Cuisine - Lower-carb lasagna

By: Nicola Bolton

This is one of my favourite go-to dishes for the kids. It is easy, packed full of vegetables and tastes even better next day. I am all for girl power, but I do recommend a man’s assistance when it comes to slicing the pumpkin sheets. A strong arm and steady hand is required.

Pumpkin Sheet Lasagna

500g beef mince
1 large onion, diced
4 cloves of garlic, chopped finely
3 Tsp olive oil
Salt and pepper, preferably freshly ground
4 medium-sized button mushrooms, sliced
1 carrot, peeled and grated
700g pasta sauce of your choosing
1 stock cube, vegetable or beef
1Tsp freshly chopped or dried herbs – basil, thyme and/or parsley work best
¼ crown pumpkin, deseeded, peeled and sliced into 2-3mm sheets
2 Tsp butter
1 Tsp plain flour (heaped)
1 Cup milk
1 ½ Cups grated cheese

Preheat the oven to bake at 180 degrees. Place a deep dish pan on a high heat element. When hot, add the olive oil, then break up the mince in the pan. Brown for approximately five minutes, using a spatula to separate – you want the meat to cook through evenly.

Throw in the onion and then the garlic. Continue to stir for a further three (or so) minutes until the garlic becomes aromatic. Grind over lashings of salt and pepper.

Add your mushrooms to the pan, breaking them up roughly with your hands as you throw them in. Add your grated carrot. Continue to move all your ingredients around the pan, cooking evenly, ensuring nothing sticks to the bottom. Adjust to a medium-high heat as you pour over your choice of pasta sauce. Add your stock cube, but break it up in your fingers as it goes in. Add your herbs, then more salt and pepper to taste. Turn down the heat to a simmer, stirring frequently.

Pop a pot (on a separate element) on a medium-high heat. Add your butter. When the butter has melted, add the flour. Stir immediately with a whisk then add the milk. Stir continuously. As the sauce begins to thicken, add a cup of the grated cheese, saving the remaining half. Add lashings of salt and pepper to taste. After only a few minutes, your sauce should thicken. If it does not then add more flour. If it is too thick, add water and continue to stir. Take off the heat when you are happy with the consistency. It should be quite a thick sauce.

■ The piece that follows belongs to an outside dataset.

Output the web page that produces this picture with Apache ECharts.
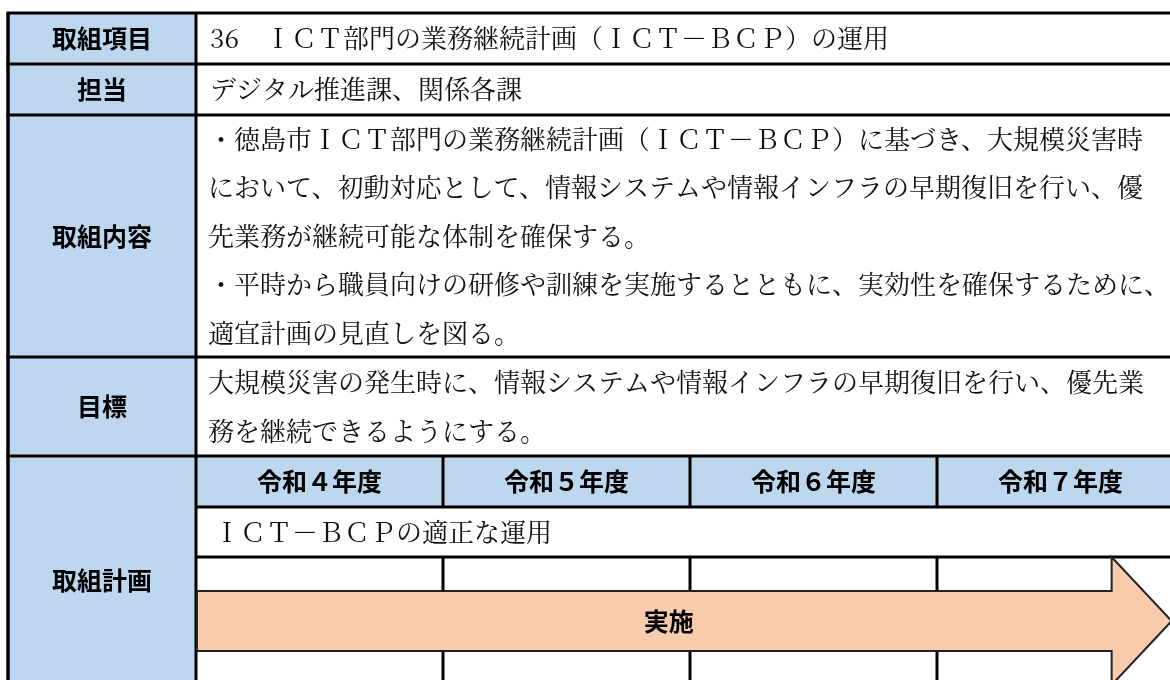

Turn both elements off and grab a 20x20 baking dish. Pour a third of your mince mixture in to the dish. Evenly pour a third of your cheese sauce over the top of the mince. Place a single layer of the thinly-sliced pumpkin over the sauce so that it is completely covered. Repeat – mince, sauce, pumpkin. The final layers should be only mince and then the last of the cheese sauce. Evenly sprinkle the half-cup of grated cheese over the top. Pop the dish in the centre of the oven for 30-40 minutes. The lasagna is done when all four sides are bubbling and the cheese on top is golden.